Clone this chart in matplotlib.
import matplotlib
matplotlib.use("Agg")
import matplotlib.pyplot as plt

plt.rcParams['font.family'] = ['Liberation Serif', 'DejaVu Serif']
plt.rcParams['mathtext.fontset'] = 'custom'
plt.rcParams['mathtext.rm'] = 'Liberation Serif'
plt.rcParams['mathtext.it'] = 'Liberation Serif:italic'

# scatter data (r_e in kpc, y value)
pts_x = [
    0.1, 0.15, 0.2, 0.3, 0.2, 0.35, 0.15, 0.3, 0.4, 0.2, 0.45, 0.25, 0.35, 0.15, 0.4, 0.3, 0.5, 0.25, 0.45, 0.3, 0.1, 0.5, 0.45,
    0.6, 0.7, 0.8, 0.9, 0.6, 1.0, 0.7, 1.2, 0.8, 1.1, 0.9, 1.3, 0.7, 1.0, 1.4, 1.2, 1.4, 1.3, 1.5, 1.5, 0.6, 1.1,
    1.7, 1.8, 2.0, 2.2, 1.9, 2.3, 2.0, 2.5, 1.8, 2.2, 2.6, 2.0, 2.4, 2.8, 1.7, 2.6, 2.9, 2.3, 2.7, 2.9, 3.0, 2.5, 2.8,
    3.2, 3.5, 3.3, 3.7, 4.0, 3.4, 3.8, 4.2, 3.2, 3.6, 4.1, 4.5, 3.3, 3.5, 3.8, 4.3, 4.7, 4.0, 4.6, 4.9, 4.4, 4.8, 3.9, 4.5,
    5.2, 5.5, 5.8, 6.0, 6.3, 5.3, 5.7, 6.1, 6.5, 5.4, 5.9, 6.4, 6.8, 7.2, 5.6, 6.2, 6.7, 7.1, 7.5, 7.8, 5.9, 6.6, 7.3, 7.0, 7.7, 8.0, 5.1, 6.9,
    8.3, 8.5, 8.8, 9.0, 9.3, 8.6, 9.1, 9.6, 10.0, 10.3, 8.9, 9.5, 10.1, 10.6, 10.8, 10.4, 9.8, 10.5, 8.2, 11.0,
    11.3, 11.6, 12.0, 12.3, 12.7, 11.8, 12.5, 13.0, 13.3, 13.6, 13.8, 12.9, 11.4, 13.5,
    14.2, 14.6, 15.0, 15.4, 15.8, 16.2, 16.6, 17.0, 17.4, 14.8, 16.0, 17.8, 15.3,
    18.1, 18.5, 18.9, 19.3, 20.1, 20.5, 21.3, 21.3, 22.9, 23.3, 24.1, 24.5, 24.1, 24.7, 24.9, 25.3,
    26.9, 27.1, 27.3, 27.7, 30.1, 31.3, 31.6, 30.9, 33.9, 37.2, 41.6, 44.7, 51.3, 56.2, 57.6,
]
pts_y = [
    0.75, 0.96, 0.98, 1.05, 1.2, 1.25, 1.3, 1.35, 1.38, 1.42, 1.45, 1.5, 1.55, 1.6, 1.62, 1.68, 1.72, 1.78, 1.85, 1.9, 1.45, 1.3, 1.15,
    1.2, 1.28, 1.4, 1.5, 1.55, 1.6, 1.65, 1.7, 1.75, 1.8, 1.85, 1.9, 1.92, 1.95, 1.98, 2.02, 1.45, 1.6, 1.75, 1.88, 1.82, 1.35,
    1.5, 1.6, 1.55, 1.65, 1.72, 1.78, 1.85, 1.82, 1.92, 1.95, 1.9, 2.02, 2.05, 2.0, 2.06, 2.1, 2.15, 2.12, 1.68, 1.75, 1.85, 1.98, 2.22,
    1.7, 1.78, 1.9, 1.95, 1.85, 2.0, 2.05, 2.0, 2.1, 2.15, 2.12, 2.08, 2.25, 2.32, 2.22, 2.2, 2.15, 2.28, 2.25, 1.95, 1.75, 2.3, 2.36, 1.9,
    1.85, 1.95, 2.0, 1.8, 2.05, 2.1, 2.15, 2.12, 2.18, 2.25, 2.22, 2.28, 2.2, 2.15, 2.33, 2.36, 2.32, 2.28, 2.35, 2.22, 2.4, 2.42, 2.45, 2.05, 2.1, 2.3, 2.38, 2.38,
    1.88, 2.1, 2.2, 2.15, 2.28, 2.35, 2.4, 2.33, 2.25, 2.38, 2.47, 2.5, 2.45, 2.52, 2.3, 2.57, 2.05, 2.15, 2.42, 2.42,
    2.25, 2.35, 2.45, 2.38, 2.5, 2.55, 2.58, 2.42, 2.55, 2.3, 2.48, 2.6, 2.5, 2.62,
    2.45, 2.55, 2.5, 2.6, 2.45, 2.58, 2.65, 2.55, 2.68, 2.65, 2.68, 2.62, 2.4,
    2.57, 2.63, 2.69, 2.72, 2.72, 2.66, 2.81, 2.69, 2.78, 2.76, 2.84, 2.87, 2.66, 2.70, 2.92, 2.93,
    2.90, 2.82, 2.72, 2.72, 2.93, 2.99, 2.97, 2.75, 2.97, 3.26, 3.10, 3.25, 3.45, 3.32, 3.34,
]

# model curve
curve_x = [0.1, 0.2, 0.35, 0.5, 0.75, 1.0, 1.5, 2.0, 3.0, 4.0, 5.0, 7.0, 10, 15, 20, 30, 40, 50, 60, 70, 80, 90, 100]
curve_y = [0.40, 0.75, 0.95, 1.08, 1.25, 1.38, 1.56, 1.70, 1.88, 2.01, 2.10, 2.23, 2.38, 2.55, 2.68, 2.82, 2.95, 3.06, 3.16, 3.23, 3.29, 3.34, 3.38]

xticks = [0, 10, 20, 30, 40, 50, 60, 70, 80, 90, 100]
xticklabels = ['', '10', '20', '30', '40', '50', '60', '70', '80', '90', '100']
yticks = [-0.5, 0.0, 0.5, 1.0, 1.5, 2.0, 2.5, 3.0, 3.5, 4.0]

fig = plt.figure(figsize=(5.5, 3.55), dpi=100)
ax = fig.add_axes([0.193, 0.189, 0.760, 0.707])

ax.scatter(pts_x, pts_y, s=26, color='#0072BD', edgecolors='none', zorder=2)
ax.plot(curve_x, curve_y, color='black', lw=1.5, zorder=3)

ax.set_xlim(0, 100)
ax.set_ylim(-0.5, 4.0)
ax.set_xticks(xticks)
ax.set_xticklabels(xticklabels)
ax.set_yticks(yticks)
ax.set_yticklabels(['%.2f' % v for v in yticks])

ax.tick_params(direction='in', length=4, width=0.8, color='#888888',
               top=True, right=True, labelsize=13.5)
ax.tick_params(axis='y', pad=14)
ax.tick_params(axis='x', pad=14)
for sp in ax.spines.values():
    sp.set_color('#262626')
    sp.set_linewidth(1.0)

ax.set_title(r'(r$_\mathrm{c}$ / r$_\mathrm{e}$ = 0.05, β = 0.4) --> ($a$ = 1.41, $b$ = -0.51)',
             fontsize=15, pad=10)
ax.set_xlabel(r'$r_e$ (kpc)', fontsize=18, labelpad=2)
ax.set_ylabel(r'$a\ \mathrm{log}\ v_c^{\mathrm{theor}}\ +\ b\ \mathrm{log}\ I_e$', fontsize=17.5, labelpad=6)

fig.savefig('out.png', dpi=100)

--

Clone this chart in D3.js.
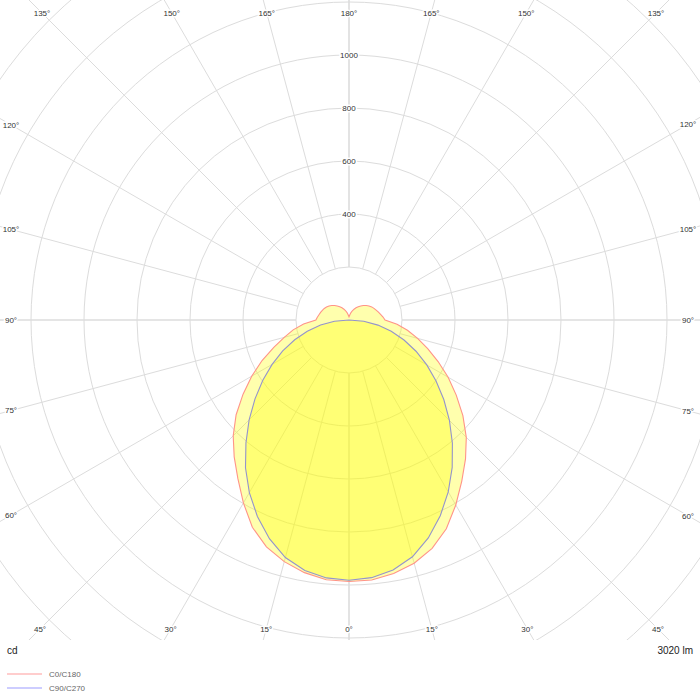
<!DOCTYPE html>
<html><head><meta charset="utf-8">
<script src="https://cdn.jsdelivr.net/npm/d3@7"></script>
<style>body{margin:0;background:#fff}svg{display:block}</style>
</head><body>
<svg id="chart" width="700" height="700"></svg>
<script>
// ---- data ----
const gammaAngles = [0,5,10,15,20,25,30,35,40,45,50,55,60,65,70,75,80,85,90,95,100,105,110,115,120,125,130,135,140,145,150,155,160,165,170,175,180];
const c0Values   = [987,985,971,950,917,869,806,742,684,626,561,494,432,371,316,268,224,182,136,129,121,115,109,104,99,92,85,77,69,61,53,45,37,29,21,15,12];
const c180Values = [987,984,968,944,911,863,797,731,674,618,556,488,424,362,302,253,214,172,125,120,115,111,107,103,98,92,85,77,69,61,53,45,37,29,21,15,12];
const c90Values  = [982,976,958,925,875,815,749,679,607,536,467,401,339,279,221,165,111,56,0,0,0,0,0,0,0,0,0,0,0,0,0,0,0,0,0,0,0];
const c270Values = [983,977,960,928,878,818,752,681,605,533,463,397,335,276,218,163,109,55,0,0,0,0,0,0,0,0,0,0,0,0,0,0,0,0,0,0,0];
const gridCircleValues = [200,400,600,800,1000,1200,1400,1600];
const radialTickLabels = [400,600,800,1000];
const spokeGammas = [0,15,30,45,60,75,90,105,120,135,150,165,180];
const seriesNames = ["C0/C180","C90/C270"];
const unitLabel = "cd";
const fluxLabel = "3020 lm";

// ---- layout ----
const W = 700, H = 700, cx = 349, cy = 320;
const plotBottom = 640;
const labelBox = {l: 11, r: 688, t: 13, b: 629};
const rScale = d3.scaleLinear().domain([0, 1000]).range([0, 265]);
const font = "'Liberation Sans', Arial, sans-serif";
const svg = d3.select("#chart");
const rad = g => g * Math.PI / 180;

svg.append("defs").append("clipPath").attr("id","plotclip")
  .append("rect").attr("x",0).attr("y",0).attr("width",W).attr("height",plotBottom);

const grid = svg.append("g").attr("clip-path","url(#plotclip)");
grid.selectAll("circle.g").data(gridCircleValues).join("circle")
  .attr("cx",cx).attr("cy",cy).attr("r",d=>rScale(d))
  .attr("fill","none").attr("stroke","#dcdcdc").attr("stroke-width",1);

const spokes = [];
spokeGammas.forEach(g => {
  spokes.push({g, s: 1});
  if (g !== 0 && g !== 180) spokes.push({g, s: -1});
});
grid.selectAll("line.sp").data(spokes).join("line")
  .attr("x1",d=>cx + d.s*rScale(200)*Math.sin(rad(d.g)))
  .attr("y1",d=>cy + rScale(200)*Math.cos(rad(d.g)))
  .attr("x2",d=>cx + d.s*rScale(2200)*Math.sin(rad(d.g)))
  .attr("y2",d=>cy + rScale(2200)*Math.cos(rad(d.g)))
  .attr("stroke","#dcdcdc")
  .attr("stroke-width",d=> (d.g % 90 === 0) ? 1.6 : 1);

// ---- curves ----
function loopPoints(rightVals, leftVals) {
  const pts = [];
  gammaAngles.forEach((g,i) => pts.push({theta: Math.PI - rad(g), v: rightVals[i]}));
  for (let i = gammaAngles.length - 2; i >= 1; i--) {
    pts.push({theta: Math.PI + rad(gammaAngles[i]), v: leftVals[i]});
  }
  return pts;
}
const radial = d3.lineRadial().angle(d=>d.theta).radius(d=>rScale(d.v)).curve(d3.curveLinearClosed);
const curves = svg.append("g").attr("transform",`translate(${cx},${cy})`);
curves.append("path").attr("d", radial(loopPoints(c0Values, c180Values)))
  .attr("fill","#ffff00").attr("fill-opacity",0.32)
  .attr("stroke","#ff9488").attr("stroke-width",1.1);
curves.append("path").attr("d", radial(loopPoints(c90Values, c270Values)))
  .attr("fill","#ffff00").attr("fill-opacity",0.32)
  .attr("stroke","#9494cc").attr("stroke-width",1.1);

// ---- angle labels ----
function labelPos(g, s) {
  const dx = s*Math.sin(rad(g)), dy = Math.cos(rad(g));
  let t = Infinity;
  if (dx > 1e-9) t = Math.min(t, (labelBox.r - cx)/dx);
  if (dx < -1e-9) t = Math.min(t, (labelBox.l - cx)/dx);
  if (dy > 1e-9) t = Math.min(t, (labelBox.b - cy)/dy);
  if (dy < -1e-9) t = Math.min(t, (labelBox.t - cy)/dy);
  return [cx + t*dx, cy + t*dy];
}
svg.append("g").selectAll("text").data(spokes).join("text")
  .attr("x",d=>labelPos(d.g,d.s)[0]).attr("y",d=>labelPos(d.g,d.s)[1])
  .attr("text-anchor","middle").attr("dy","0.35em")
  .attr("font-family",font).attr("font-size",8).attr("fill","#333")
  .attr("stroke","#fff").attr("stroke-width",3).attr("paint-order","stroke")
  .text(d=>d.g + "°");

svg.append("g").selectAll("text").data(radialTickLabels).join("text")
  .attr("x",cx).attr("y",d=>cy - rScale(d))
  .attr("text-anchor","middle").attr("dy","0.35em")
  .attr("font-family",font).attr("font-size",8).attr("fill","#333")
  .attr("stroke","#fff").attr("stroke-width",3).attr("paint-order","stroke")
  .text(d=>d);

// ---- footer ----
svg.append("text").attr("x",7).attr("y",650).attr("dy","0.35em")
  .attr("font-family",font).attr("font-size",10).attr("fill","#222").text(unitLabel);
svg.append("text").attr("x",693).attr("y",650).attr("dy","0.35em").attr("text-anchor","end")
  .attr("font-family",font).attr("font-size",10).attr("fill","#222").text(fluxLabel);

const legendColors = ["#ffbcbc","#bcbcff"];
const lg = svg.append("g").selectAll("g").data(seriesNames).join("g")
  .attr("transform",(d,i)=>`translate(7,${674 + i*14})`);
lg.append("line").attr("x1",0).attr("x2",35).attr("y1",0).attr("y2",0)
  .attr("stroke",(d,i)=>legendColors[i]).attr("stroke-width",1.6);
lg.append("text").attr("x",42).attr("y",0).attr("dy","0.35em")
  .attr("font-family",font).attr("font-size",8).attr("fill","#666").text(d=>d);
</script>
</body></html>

--

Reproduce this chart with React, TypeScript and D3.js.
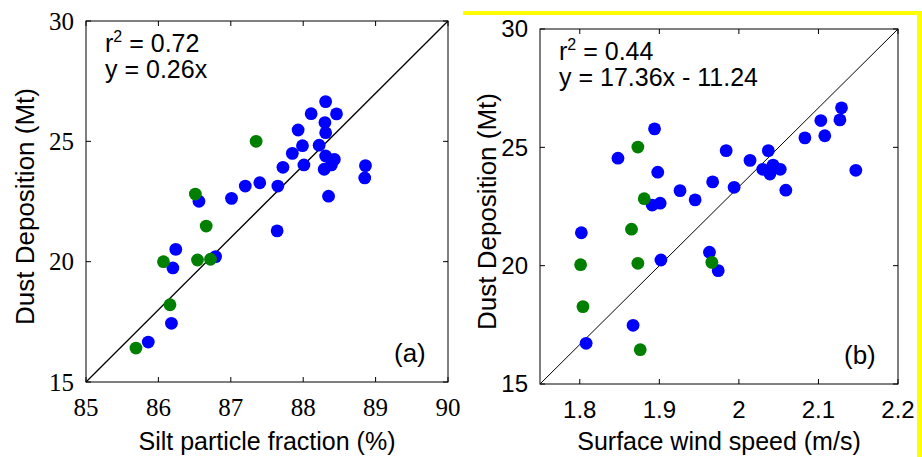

* Stated goal:
Identify the lines of the entries containing the string "chart". Copy each such line.

* Task output:
Clone this chart in matplotlib.
Clone this chart in D3.js.
<svg id="chart" width="700" height="700"></svg>
const svg = d3.select("#chart");
Reproduce this chart with React, TypeScript and D3.js.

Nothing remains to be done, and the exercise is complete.